Instructions for the task:
Copy out every line of the data exactly.

Source excerpt:
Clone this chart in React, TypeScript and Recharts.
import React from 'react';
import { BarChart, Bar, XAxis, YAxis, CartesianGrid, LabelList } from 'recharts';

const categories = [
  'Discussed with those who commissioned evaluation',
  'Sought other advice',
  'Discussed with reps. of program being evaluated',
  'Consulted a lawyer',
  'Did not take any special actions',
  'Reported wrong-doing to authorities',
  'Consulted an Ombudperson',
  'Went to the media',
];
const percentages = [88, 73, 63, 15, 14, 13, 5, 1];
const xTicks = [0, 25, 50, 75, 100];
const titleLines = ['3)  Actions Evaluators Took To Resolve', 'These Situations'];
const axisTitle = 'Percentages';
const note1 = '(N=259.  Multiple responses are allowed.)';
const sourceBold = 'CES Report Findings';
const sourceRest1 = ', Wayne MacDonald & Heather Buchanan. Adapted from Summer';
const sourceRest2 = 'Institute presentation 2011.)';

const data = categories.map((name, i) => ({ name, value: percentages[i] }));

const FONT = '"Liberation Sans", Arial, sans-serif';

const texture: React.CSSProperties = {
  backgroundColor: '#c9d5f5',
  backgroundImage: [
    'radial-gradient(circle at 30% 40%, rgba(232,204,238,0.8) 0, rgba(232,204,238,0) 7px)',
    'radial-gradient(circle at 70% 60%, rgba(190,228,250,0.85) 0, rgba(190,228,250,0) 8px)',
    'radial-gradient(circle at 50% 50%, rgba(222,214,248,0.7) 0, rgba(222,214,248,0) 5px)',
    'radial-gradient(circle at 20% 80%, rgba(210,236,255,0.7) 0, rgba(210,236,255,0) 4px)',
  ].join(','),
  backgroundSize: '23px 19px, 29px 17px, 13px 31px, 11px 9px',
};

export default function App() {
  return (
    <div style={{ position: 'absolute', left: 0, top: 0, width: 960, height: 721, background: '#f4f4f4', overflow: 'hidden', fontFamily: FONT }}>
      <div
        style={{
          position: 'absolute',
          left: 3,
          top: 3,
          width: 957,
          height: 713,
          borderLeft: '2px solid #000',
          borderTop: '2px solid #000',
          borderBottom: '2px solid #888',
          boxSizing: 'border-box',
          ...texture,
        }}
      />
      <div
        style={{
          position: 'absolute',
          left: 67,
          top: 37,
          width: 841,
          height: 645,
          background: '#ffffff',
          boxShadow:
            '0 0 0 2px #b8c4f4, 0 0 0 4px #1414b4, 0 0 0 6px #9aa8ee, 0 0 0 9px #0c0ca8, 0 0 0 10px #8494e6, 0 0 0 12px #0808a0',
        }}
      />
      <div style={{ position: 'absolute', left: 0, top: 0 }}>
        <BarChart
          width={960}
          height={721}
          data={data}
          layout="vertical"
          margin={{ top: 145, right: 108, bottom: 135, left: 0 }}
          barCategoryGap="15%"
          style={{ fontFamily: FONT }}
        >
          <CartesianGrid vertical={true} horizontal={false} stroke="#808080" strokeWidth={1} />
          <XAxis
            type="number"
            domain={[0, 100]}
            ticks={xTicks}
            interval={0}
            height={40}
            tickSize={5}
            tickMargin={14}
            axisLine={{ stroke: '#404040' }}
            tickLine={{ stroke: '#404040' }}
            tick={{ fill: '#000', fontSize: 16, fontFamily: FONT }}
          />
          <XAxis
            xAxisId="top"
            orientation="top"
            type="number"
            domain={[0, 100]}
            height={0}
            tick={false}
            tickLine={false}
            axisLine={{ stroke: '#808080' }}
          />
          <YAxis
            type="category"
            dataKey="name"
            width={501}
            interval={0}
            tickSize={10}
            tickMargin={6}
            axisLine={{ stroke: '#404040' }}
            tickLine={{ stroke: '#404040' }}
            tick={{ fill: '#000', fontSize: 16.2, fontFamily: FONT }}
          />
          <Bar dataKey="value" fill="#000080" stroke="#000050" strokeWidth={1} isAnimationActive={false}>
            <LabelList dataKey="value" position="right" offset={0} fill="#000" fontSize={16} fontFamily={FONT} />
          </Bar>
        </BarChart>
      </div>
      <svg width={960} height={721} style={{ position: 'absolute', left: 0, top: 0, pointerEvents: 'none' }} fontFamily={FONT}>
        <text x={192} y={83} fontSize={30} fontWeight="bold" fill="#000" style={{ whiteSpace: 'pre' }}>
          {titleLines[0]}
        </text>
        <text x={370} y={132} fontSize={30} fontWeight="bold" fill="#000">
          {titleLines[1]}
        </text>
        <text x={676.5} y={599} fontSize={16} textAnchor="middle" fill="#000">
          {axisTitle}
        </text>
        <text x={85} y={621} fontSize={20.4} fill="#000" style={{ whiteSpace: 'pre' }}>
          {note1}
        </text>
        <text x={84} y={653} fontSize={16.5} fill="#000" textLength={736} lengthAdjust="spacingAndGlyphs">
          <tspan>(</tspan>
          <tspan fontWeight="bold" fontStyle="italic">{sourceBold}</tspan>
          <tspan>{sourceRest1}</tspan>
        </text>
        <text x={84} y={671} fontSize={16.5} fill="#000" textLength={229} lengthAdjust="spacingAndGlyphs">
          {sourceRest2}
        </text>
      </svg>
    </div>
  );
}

Response to the task:
Clone this chart in React, TypeScript and Recharts.
import React from 'react';
import { BarChart, Bar, XAxis, YAxis, CartesianGrid, LabelList } from 'recharts';

const categories = [
  'Discussed with those who commissioned evaluation',
  'Sought other advice',
  'Discussed with reps. of program being evaluated',
  'Consulted a lawyer',
  'Did not take any special actions',
  'Reported wrong-doing to authorities',
  'Consulted an Ombudperson',
  'Went to the media',
];
const percentages = [88, 73, 63, 15, 14, 13, 5, 1];
const xTicks = [0, 25, 50, 75, 100];
const titleLines = ['3)  Actions Evaluators Took To Resolve', 'These Situations'];
const axisTitle = 'Percentages';
const note1 = '(N=259.  Multiple responses are allowed.)';
const sourceBold = 'CES Report Findings';
const sourceRest1 = ', Wayne MacDonald & Heather Buchanan. Adapted from Summer';
const sourceRest2 = 'Institute presentation 2011.)';

const data = categories.map((name, i) => ({ name, value: percentages[i] }));

const FONT = '"Liberation Sans", Arial, sans-serif';

const texture: React.CSSProperties = {
  backgroundColor: '#c9d5f5',
  backgroundImage: [
    'radial-gradient(circle at 30% 40%, rgba(232,204,238,0.8) 0, rgba(232,204,238,0) 7px)',
    'radial-gradient(circle at 70% 60%, rgba(190,228,250,0.85) 0, rgba(190,228,250,0) 8px)',
    'radial-gradient(circle at 50% 50%, rgba(222,214,248,0.7) 0, rgba(222,214,248,0) 5px)',
    'radial-gradient(circle at 20% 80%, rgba(210,236,255,0.7) 0, rgba(210,236,255,0) 4px)',
  ].join(','),
  backgroundSize: '23px 19px, 29px 17px, 13px 31px, 11px 9px',
};

export default function App() {
  return (
    <div style={{ position: 'absolute', left: 0, top: 0, width: 960, height: 721, background: '#f4f4f4', overflow: 'hidden', fontFamily: FONT }}>
      <div
        style={{
          position: 'absolute',
          left: 3,
          top: 3,
          width: 957,
          height: 713,
          borderLeft: '2px solid #000',
          borderTop: '2px solid #000',
          borderBottom: '2px solid #888',
          boxSizing: 'border-box',
          ...texture,
        }}
      />
      <div
        style={{
          position: 'absolute',
          left: 67,
          top: 37,
          width: 841,
          height: 645,
          background: '#ffffff',
          boxShadow:
            '0 0 0 2px #b8c4f4, 0 0 0 4px #1414b4, 0 0 0 6px #9aa8ee, 0 0 0 9px #0c0ca8, 0 0 0 10px #8494e6, 0 0 0 12px #0808a0',
        }}
      />
      <div style={{ position: 'absolute', left: 0, top: 0 }}>
        <BarChart
          width={960}
          height={721}
          data={data}
          layout="vertical"
          margin={{ top: 145, right: 108, bottom: 135, left: 0 }}
          barCategoryGap="15%"
          style={{ fontFamily: FONT }}
        >
          <CartesianGrid vertical={true} horizontal={false} stroke="#808080" strokeWidth={1} />
          <XAxis
            type="number"
            domain={[0, 100]}
            ticks={xTicks}
            interval={0}
            height={40}
            tickSize={5}
            tickMargin={14}
            axisLine={{ stroke: '#404040' }}
            tickLine={{ stroke: '#404040' }}
            tick={{ fill: '#000', fontSize: 16, fontFamily: FONT }}
          />
          <XAxis
            xAxisId="top"
            orientation="top"
            type="number"
            domain={[0, 100]}
            height={0}
            tick={false}
            tickLine={false}
            axisLine={{ stroke: '#808080' }}
          />
          <YAxis
            type="category"
            dataKey="name"
            width={501}
            interval={0}
            tickSize={10}
            tickMargin={6}
            axisLine={{ stroke: '#404040' }}
            tickLine={{ stroke: '#404040' }}
            tick={{ fill: '#000', fontSize: 16.2, fontFamily: FONT }}
          />
          <Bar dataKey="value" fill="#000080" stroke="#000050" strokeWidth={1} isAnimationActive={false}>
            <LabelList dataKey="value" position="right" offset={0} fill="#000" fontSize={16} fontFamily={FONT} />
          </Bar>
        </BarChart>
      </div>
      <svg width={960} height={721} style={{ position: 'absolute', left: 0, top: 0, pointerEvents: 'none' }} fontFamily={FONT}>
        <text x={192} y={83} fontSize={30} fontWeight="bold" fill="#000" style={{ whiteSpace: 'pre' }}>
          {titleLines[0]}
        </text>
        <text x={370} y={132} fontSize={30} fontWeight="bold" fill="#000">
          {titleLines[1]}
        </text>
        <text x={676.5} y={599} fontSize={16} textAnchor="middle" fill="#000">
          {axisTitle}
        </text>
        <text x={85} y={621} fontSize={20.4} fill="#000" style={{ whiteSpace: 'pre' }}>
          {note1}
        </text>
        <text x={84} y={653} fontSize={16.5} fill="#000" textLength={736} lengthAdjust="spacingAndGlyphs">
          <tspan>(</tspan>
          <tspan fontWeight="bold" fontStyle="italic">{sourceBold}</tspan>
          <tspan>{sourceRest1}</tspan>
        </text>
        <text x={84} y={671} fontSize={16.5} fill="#000" textLength={229} lengthAdjust="spacingAndGlyphs">
          {sourceRest2}
        </text>
      </svg>
    </div>
  );
}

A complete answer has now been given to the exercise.